_What you will do_.
Among the entries that follow, tally the lines with the string "chart". Give no more than the number.

_Exercise material_.
########
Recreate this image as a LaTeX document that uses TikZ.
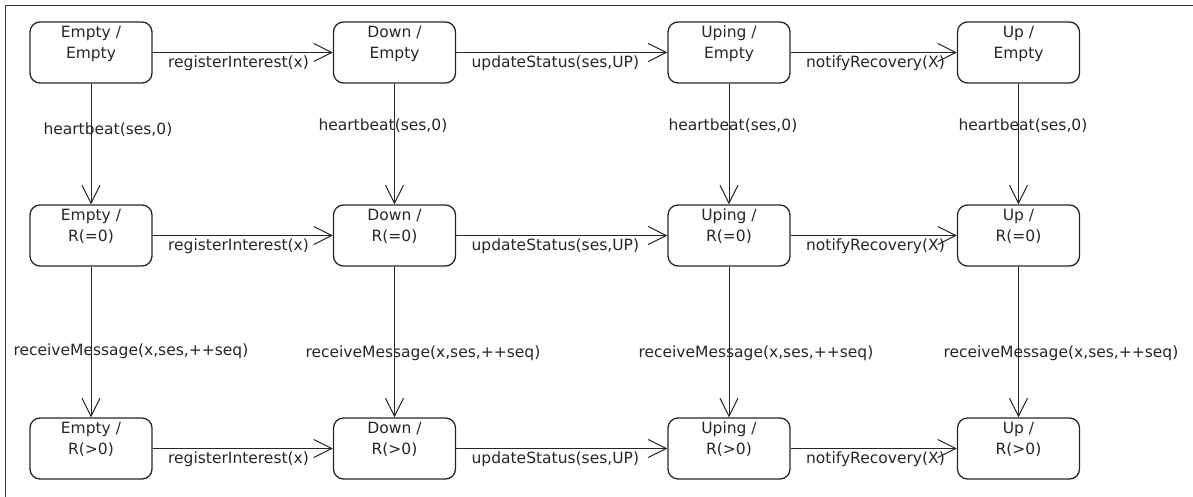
########
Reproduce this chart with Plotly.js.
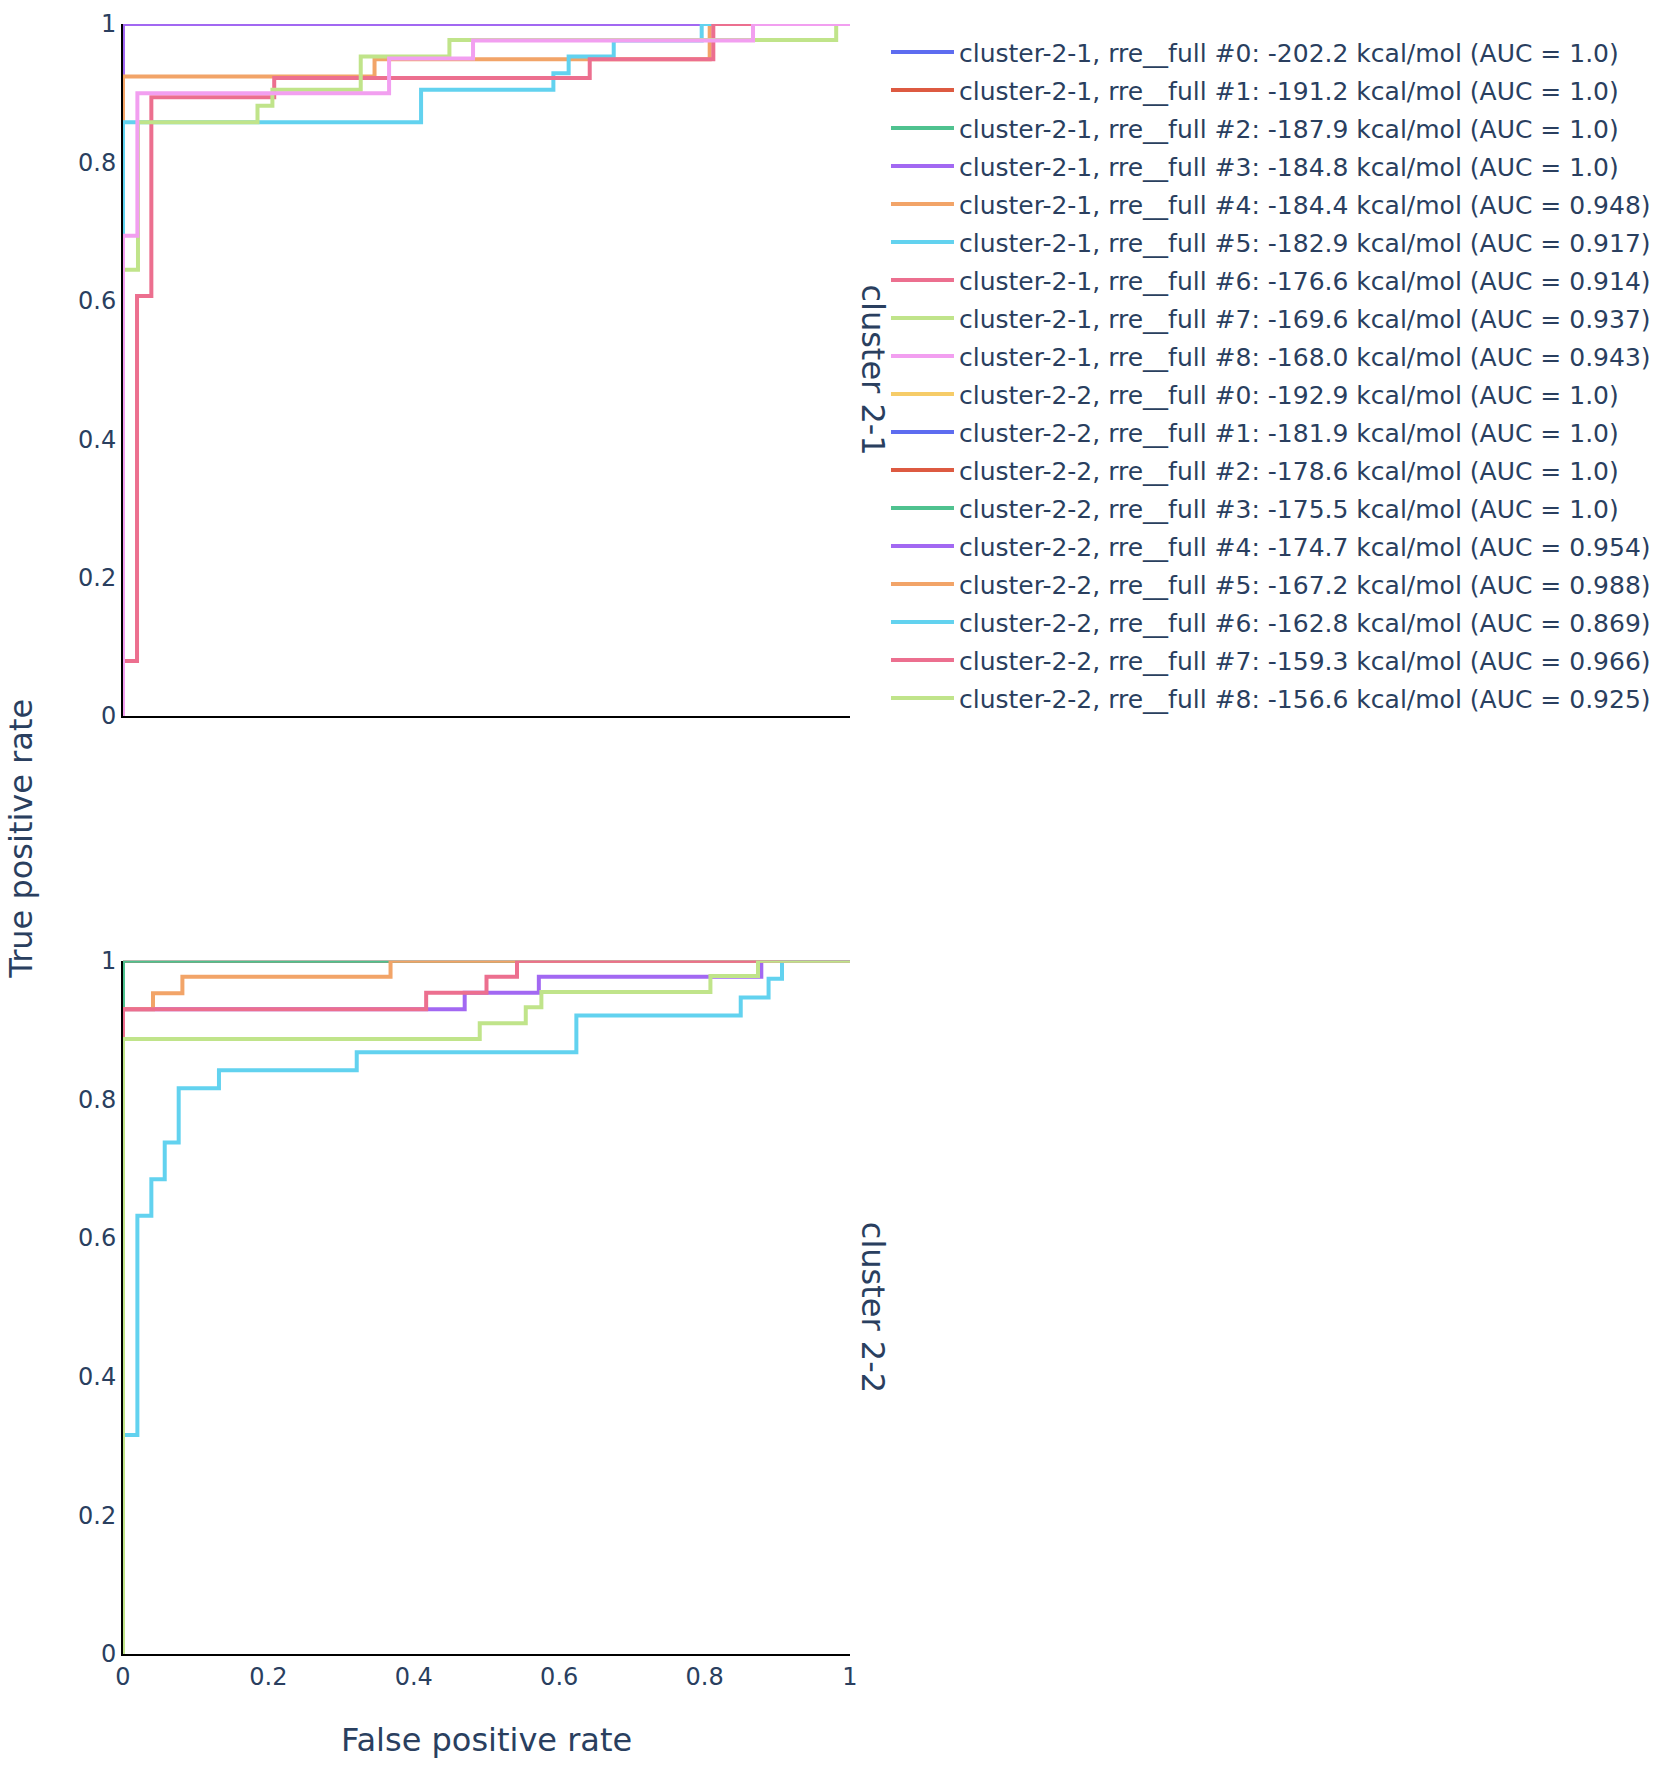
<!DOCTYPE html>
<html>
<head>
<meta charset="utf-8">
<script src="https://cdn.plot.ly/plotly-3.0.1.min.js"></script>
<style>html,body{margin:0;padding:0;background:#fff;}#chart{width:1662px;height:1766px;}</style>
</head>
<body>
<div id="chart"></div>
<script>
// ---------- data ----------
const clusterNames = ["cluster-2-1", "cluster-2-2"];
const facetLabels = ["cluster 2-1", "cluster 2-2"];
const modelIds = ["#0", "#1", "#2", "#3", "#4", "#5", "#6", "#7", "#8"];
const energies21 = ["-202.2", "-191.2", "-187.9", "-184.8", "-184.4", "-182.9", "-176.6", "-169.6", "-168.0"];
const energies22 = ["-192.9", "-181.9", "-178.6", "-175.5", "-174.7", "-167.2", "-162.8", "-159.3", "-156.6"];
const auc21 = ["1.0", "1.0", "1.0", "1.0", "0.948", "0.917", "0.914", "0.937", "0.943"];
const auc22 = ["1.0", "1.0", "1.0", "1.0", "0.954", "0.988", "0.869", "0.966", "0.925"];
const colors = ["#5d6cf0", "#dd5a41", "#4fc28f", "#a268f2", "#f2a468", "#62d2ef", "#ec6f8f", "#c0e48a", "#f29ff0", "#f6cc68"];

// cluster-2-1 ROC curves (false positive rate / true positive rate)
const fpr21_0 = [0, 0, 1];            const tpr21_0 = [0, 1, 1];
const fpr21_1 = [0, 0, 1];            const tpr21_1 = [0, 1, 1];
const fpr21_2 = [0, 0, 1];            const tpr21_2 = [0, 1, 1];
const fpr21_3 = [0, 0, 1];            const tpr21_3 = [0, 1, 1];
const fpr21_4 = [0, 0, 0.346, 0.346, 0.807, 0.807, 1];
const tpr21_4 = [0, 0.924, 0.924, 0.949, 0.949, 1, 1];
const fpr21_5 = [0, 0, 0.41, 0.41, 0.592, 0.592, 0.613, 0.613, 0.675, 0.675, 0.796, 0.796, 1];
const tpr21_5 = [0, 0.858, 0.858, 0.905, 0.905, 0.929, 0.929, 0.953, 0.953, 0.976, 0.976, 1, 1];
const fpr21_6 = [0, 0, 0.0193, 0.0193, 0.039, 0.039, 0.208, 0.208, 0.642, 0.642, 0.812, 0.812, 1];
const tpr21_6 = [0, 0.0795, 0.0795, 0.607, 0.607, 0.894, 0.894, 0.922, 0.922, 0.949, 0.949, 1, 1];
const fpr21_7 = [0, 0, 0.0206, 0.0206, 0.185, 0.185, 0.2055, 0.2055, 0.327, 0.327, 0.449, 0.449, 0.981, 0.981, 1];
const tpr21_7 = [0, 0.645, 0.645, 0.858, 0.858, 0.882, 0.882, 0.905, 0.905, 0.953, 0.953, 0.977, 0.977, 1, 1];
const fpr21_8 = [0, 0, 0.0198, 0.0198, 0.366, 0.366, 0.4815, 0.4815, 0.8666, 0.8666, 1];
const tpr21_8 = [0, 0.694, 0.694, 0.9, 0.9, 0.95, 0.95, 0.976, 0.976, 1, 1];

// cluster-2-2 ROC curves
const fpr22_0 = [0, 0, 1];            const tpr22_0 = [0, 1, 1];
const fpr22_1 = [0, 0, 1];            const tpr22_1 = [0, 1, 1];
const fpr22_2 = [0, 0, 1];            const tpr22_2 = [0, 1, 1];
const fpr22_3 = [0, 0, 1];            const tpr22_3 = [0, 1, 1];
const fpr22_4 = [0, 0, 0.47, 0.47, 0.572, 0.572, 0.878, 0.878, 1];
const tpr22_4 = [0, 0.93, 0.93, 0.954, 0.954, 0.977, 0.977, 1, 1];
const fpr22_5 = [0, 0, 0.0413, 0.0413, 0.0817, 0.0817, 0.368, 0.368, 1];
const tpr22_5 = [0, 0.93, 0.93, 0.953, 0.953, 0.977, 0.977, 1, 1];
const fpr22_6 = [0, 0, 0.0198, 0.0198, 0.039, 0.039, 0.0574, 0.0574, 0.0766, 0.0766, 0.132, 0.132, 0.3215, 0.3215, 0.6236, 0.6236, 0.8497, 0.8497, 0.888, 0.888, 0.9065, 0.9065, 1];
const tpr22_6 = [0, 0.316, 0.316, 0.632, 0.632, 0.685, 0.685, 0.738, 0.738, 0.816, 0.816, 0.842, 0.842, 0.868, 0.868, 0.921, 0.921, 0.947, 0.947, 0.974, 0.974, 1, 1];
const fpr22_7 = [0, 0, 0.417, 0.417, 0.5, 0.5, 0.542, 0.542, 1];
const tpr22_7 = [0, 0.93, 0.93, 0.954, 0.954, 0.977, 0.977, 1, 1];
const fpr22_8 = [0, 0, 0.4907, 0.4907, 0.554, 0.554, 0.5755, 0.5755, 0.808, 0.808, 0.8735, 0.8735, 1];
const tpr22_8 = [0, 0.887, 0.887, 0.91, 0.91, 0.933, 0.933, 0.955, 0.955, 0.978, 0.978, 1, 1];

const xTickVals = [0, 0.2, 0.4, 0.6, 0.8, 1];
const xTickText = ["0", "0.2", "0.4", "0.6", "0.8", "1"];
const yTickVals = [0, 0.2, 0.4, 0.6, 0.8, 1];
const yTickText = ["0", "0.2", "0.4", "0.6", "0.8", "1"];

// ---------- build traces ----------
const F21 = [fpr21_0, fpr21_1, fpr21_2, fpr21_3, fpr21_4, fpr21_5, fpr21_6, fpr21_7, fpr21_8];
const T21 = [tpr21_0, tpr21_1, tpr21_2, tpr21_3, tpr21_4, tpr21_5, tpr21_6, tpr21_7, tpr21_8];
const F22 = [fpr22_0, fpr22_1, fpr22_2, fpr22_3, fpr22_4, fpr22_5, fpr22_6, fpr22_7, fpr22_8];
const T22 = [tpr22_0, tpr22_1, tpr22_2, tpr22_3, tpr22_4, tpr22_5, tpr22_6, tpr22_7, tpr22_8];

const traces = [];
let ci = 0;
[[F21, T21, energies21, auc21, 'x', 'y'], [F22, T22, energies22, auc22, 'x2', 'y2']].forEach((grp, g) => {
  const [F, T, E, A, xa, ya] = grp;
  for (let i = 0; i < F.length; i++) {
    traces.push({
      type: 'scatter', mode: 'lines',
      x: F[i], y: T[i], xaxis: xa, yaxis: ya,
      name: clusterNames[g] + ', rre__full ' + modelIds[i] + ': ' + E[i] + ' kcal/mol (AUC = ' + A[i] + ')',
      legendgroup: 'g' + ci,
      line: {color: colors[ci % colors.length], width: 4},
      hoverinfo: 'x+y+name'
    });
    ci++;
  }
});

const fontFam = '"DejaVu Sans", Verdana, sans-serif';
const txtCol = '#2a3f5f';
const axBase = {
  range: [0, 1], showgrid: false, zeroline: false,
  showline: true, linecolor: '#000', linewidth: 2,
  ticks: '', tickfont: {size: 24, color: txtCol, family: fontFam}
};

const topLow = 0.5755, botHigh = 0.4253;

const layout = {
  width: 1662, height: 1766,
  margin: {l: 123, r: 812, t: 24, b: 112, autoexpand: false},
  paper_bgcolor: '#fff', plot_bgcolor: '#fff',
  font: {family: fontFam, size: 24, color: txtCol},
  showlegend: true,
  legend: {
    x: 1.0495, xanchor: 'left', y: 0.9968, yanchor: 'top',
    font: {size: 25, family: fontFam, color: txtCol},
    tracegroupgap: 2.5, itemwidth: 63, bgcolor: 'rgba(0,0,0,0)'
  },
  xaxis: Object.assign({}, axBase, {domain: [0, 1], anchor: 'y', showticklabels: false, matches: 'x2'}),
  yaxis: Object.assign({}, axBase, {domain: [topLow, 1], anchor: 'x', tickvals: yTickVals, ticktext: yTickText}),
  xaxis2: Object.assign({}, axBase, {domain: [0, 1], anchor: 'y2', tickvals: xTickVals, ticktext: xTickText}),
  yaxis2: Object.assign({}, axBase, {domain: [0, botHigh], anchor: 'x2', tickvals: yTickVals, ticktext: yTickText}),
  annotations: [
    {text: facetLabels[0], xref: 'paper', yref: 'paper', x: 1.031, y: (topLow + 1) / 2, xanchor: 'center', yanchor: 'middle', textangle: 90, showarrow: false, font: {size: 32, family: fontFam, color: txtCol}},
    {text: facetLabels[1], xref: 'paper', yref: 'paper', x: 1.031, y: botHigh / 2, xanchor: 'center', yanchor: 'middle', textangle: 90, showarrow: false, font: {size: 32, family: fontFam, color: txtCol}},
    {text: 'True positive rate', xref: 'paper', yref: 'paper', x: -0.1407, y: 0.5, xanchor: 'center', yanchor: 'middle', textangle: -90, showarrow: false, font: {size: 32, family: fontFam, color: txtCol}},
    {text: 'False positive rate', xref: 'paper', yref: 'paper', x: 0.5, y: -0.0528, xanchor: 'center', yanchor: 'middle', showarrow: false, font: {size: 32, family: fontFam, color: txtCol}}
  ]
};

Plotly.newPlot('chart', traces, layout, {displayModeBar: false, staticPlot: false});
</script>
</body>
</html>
########
_Finished answer_.
4